Gollum: per la verità abbiamo veramente poche occasioni di vedere il “povero Sméagol” in questo lungometraggio, poiché il suo ruolo attivo nella vicenda del “Signore Degli Anelli”, comincia proprio nel terzo libro della saga. La realizzazione grafica è efficace ed attinente al romanzo: quello che forse prima, come avrà modo di raccontare Gandalf a Frodo, era un Hobbit, ora era diventato a causa dell’Anello una creatura repellente che vive nell’ombra, commettendo nefandezze e malvagità. Il doppiaggio italiano purtroppo non mette in risalto tutti gli aspetti del personaggio (come le “esse” sibilanti, così viscide da far accapponare la pelle) che invece sono presenti nella edizione originale.

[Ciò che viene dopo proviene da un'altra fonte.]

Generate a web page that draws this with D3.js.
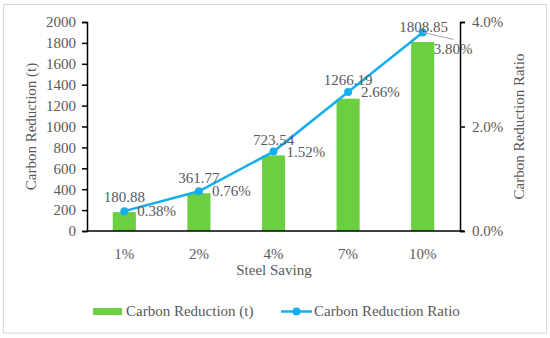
<!DOCTYPE html>
<html><head><meta charset="utf-8">
<script src="https://cdn.jsdelivr.net/npm/d3@7"></script>
<style>
html,body{margin:0;padding:0;background:#fff;}
text{font-family:"Liberation Serif","Times New Roman",serif;fill:#595959;}
</style></head>
<body>
<svg id="chart" width="550" height="338"></svg>
<script>
const categories = ["1%", "2%", "4%", "7%", "10%"];
const carbonReduction = [180.88, 361.77, 723.54, 1266.19, 1808.85];
const carbonRatio = [0.38, 0.76, 1.52, 2.66, 3.80];
const leftTicks = [0, 200, 400, 600, 800, 1000, 1200, 1400, 1600, 1800, 2000];
const rightTicks = [0, 2, 4];

const svg = d3.select("#chart");
const m = {left: 87, right: 460, top: 22, bottom: 231};
const green = "#6CCF41", blue = "#15AEEF", grey = "#595959";
const fs = 15;

svg.append("rect").attr("x", 3.5).attr("y", 4.5).attr("width", 543).attr("height", 328.5)
  .attr("fill", "#fff").attr("stroke", "#d9d9d9").attr("stroke-width", 1);

const x = d3.scaleBand().domain(categories).range([m.left, m.right]).padding(0);
const y = d3.scaleLinear().domain([0, 2000]).range([m.bottom, m.top]);
const y2 = d3.scaleLinear().domain([0, 4]).range([m.bottom, m.top]);
const barW = x.bandwidth() * 0.31;
const cx = d => x(d) + x.bandwidth() / 2;

// bars
svg.append("g").selectAll("rect").data(categories).join("rect")
  .attr("x", (d) => cx(d) - barW / 2)
  .attr("y", (d, i) => y(carbonReduction[i]))
  .attr("width", barW)
  .attr("height", (d, i) => y(0) - y(carbonReduction[i]))
  .attr("fill", green);

// left axis
const gl = svg.append("g").attr("transform", `translate(${m.left},0)`)
  .call(d3.axisLeft(y).tickValues(leftTicks).tickSize(5).tickPadding(6).tickFormat(d3.format("d")));
gl.select(".domain").attr("stroke", "#000").attr("stroke-width", 1.5);
gl.selectAll(".tick line").attr("stroke", "#000").attr("stroke-width", 1.5);
gl.selectAll("text").attr("font-size", fs).attr("fill", grey).attr("font-family", "Liberation Serif");

// right axis
const gr = svg.append("g").attr("transform", `translate(${m.right},0)`)
  .call(d3.axisRight(y2).tickValues(rightTicks).tickSize(5).tickPadding(7).tickFormat(d => d.toFixed(1) + "%"));
gr.select(".domain").attr("stroke", "#000").attr("stroke-width", 1.5);
gr.selectAll(".tick line").attr("stroke", "#000").attr("stroke-width", 1.5);
gr.selectAll("text").attr("font-size", fs).attr("fill", grey).attr("font-family", "Liberation Serif");

// bottom axis
const gb = svg.append("g").attr("transform", `translate(0,${m.bottom})`)
  .call(d3.axisBottom(x).tickSize(0).tickPadding(17));
gb.select(".domain").attr("d", `M${m.left},0H${m.right + 4}`).attr("stroke", "#000").attr("stroke-width", 1.5);
gb.selectAll("text").attr("font-size", fs).attr("fill", grey).attr("font-family", "Liberation Serif");

// axis titles
svg.append("text").attr("x", 274).attr("y", 275).attr("text-anchor", "middle")
  .attr("font-size", fs).text("Steel Saving");
svg.append("text").attr("transform", `translate(36,${(m.top + m.bottom) / 2}) rotate(-90)`)
  .attr("text-anchor", "middle").attr("font-size", fs).text("Carbon Reduction (t)");
svg.append("text").attr("transform", `translate(524,${(m.top + m.bottom) / 2}) rotate(-90)`)
  .attr("text-anchor", "middle").attr("font-size", fs).text("Carbon Reduction Ratio");

// line
const line = d3.line().x((d, i) => cx(categories[i])).y(d => y2(d));
svg.append("path").datum(carbonRatio).attr("d", line)
  .attr("fill", "none").attr("stroke", blue).attr("stroke-width", 2.5);
svg.append("g").selectAll("circle").data(carbonRatio).join("circle")
  .attr("cx", (d, i) => cx(categories[i])).attr("cy", d => y2(d)).attr("r", 4).attr("fill", blue);

// data labels
const valDy = [-9, -8, -7, -7, 0];
svg.append("g").selectAll("text").data(carbonReduction).join("text")
  .attr("x", (d, i) => cx(categories[i]) + (i === 4 ? 1 : 0))
  .attr("y", (d, i) => y2(carbonRatio[i]) + valDy[i])
  .attr("text-anchor", "middle").attr("font-size", fs)
  .text(d => d.toFixed(2));

svg.append("g").selectAll("text").data(carbonRatio).join("text")
  .attr("x", (d, i) => cx(categories[i]) + (i === 4 ? 11 : 13))
  .attr("y", (d, i) => y2(d) + (i === 4 ? 22 : 5))
  .attr("font-size", fs)
  .text(d => d.toFixed(2) + "%");

// leader line for last label
const lx = cx(categories[4]), ly = y2(carbonRatio[4]);
svg.append("line").attr("x1", lx).attr("y1", ly).attr("x2", lx + 31).attr("y2", ly + 7)
  .attr("stroke", "#a6a6a6").attr("stroke-width", 1);

// legend
const lg = svg.append("g");
lg.append("rect").attr("x", 93).attr("y", 308).attr("width", 29).attr("height", 7).attr("fill", green);
lg.append("text").attr("x", 126).attr("y", 316).attr("font-size", fs).text("Carbon Reduction (t)");
lg.append("line").attr("x1", 281).attr("x2", 312).attr("y1", 311.5).attr("y2", 311.5)
  .attr("stroke", blue).attr("stroke-width", 2.5);
lg.append("circle").attr("cx", 296.5).attr("cy", 311.5).attr("r", 4).attr("fill", blue);
lg.append("text").attr("x", 314).attr("y", 316).attr("font-size", fs).text("Carbon Reduction Ratio");
</script>
</body></html>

Orchetti: Nota dolente del lungometraggio; la realizzazione di orchi e orchetti è affidata al completo uso della live action opportunamente ricolorata; la descrizione delle razze goblinoidi è trattata in modo soddisfacente da Tolkien, mentre i personaggi realizzati da Bakshi richiamano alla memoria popolazioni africane sul piede di guerra; l’effetto complessivo è veramente poco gradevole. Attinente risulta invece la raffigurazione del Balrog, il demone custode degli orrori di Moria.
Cavalieri Neri: questi sono, insieme agli Hobbit, tra i personaggi più riusciti del lungometraggio; sono creature fatte di ombra, presenze inquietanti (se non proprio orribili) costantemente sulle tracce dell’Anello del loro supremo padrone e signore, Sauron. Vengono realizzati con la tecnica del rodovetro e della live action, allo scopo di creare un distacco visivo dal restante contesto dell’animazione: esistono infatti in un altro piano dimensionale, quello dell’Ombra, tangente e parallelo a quello della Luce in cui vivono gli altri personaggi.